While the state Supreme Court decision opening marriage to homosexual couples was in effect, before “Proposition 8,” some 18,000 gay marriages were performed in the state. The state Supreme Court, when it upheld the ballot measure, nevertheless ruled that those intervening marriages remained legal.
No same-sex couples may now be married, even after the Ninth Circuit ruling nullified “Proposition 8,” because that decision is temporarily on hold pending appeals.
The case against the California ban resulted in a sweeping decision in favor of gay marriages by a District judge in San Francisco. That ruling was much broader than the one that emerged this year from a divided three-judge panel of the Circuit Court. That Court denied en banc review.
In seeking to put the case before the Supreme Court on Tuesday, the measure’s backers argued that the Ninth Circuit ruling, if left standing, “will have widespread and immediate negative consequences. As the policy debate progresses in other states (especially, thought not exclusively, those in the Ninth Circuit), it will necessarily be skewed by the suggestion that any experiment with the definition of marriage is irrevocable.” That, it argued, resulted from the fact that the Circuit Court majority had ruled that, once gay marriage was legal in California, it could not be withdrawn. That, at least, is the way the ballot measure’s supporters interpret the Circuit Court’s result.
Beyond the issue of whether a state may take away a right once granted, the “Proposition 8” supporters said in their petition, the Circuit Court ruling raised the question of whether states would now feel free to experiment with laws that give gay couples some rights — such as those granted by California to “domestic partnerships” — that stop short of civil marriage as such. Other states in the Ninth Circuit’s geographic reach, including Hawaii, Nevada, Oregon, and Washington — have recognized legal rights for gay couples who are not married, and those laws may now be questioned because of their design to protect traditional marriage as the formal union of a man and a woman, the petition said.
Meanwhile, in a ruling issued Tuesday afternoon, U.S. District Judge Vanessa L. Bryant of Hartford, Conn., became the latest federal judge to strike down the Defense of Marriage Act’s Section 3, allowing federal benefits only for legal marriages of a man and a woman. The 104-page opinion can be read here. That case involved six same-sex couples and a widower, all of whom had been married legally under the laws of Connecticut, Vermont, and New Hampshire.

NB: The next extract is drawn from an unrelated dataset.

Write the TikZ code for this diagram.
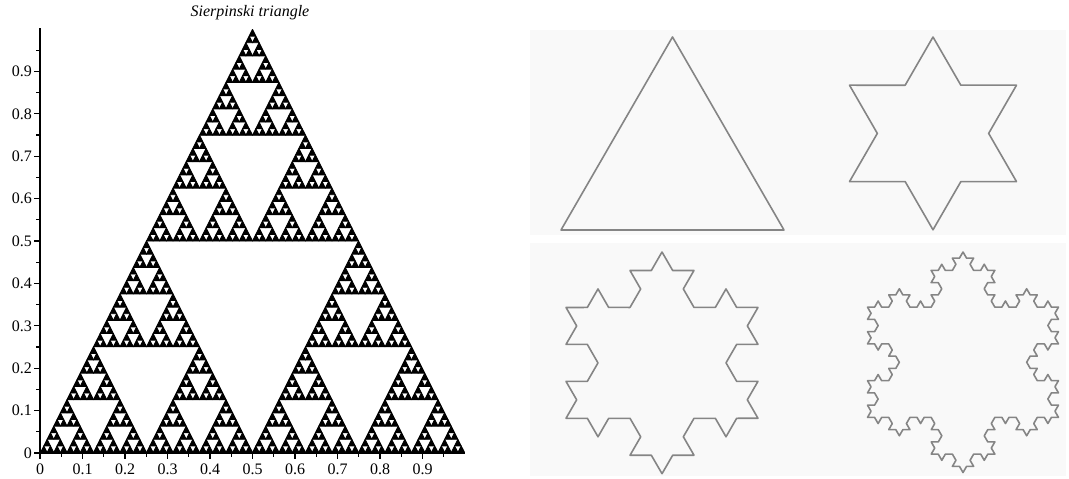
\documentclass[tikz,border=0pt]{standalone}
\usepackage{fontspec}
\setmainfont{Liberation Serif}
\usetikzlibrary{decorations.fractals}
\tikzset{
  ticklbl/.style={font=\fontsize{16}{16}\selectfont, inner sep=0pt},
  titlelbl/.style={font=\fontsize{16}{16}\selectfont\itshape, inner sep=0pt},
  axisline/.style={line width=1.2pt, black},
  majtick/.style={line width=1.2pt, black},
  mintick/.style={line width=1.1pt, black},
  kochline/.style={draw=black!48, line width=1.6pt, line join=round, line cap=round, decoration=Koch snowflake},
  panelbg/.style={fill=black!2.5, draw=none},
  sierpfill/.style={fill=black, draw=black, line width=0.9pt, line join=round},
}
\def\sierp#1#2#3#4{%
  \ifnum#1=0
    \path[sierpfill] (#2,#3) -- ++(#4,0) -- ++({-#4/2},#4) -- cycle;
  \else
    \begingroup
    \pgfmathsetmacro\sh{#4/2}%
    \pgfmathsetmacro\sxa{#2+\sh}%
    \pgfmathsetmacro\sxb{#2+\sh/2}%
    \pgfmathsetmacro\syb{#3+\sh}%
    \pgfmathtruncatemacro\sn{#1-1}%
    \edef\snext{\noexpand\sierp{\sn}{#2}{#3}{\sh}\noexpand\sierp{\sn}{\sxa}{#3}{\sh}\noexpand\sierp{\sn}{\sxb}{\syb}{\sh}}%
    \expandafter\endgroup\snext
  \fi}
\begin{document}
\begin{tikzpicture}[x=1pt,y=-1pt]
\useasboundingbox (0,0) rectangle (1069,479);
\fill[white] (0,0) rectangle (1069,479);
% background panels on the right
\fill[panelbg] (530,30) rectangle (1066,235);
\fill[panelbg] (530,243) rectangle (1066,476);

% Sierpinski triangle
\begin{scope}[shift={(40.5,452.5)},x=424pt,y=423pt]
  \sierp{6}{0}{0}{1}
\end{scope}

% axes
\coordinate (O) at (40,453);
\coordinate (ytop) at (40,28);
\coordinate (xend) at (465,453);
\draw[axisline] (ytop) -- (O) -- (xend);
\foreach \i in {0,...,9}{
  \draw[majtick] (40,{453-42.4*\i}) -- ++(-6,0);
  \draw[mintick] (40,{453-42.4*\i-21.2}) -- ++(-4,0);
  \draw[majtick] ({40+42.5*\i},453) -- ++(0,6);
  \draw[mintick] ({40+42.5*\i+21.25},453) -- ++(0,4);
  \node[ticklbl, anchor=east] (yl\i) at (32,{453-42.4*\i}) {\ifnum\i=0 0\else 0.\i\fi};
  \node[ticklbl, anchor=north] (xl\i) at ({40+42.5*\i},464) {\ifnum\i=0 0\else 0.\i\fi};
}
\node[titlelbl] (title) at (250,13) {Sierpinski triangle};

% Koch snowflake iterations
\draw[kochline] (672.5,37) -- (784,230) -- (561,230) -- cycle;
\draw[kochline] decorate{(933,37) -- (1016.5,181.6) -- (849.5,181.6) -- (933,37)};
\draw[kochline] decorate{decorate{(662,252) -- (758,418.3) -- (566,418.3) -- (662,252)}};
\draw[kochline] decorate{decorate{decorate{(963,252) -- (1058.5,417.4) -- (867.5,417.4) -- (963,252)}}};
\end{tikzpicture}
\end{document}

Judge Bryant rejected an argument by the House of Representatives’ Republican leaders — who have taken up the defense of DOMA in the courts since the Administration has stopped doing so — that the Supreme Court’s summary decision in 1972 in Baker v. Nelson was a binding precedent in favor of DOMA. The judge said that ruling “has limited precedential value,” and, besides, that case raised a different issue. There, the issue was the legality of gay marriage under a state constitution, while in the DOMA case the issue is one of federal constitutional law, the judge said. DOMA, she added, restricts a state’s right to decide who can get married in that state.
While the Hartford judge concluded that gays and lesbians are entitled to significant constitutional protection because of the history of discrimination against them, she ultimately concluded that she did not have to apply “heightened scrutiny” to the benefit ban, because that provision could not survive “under even the most deferential level of judicial scrutiny.”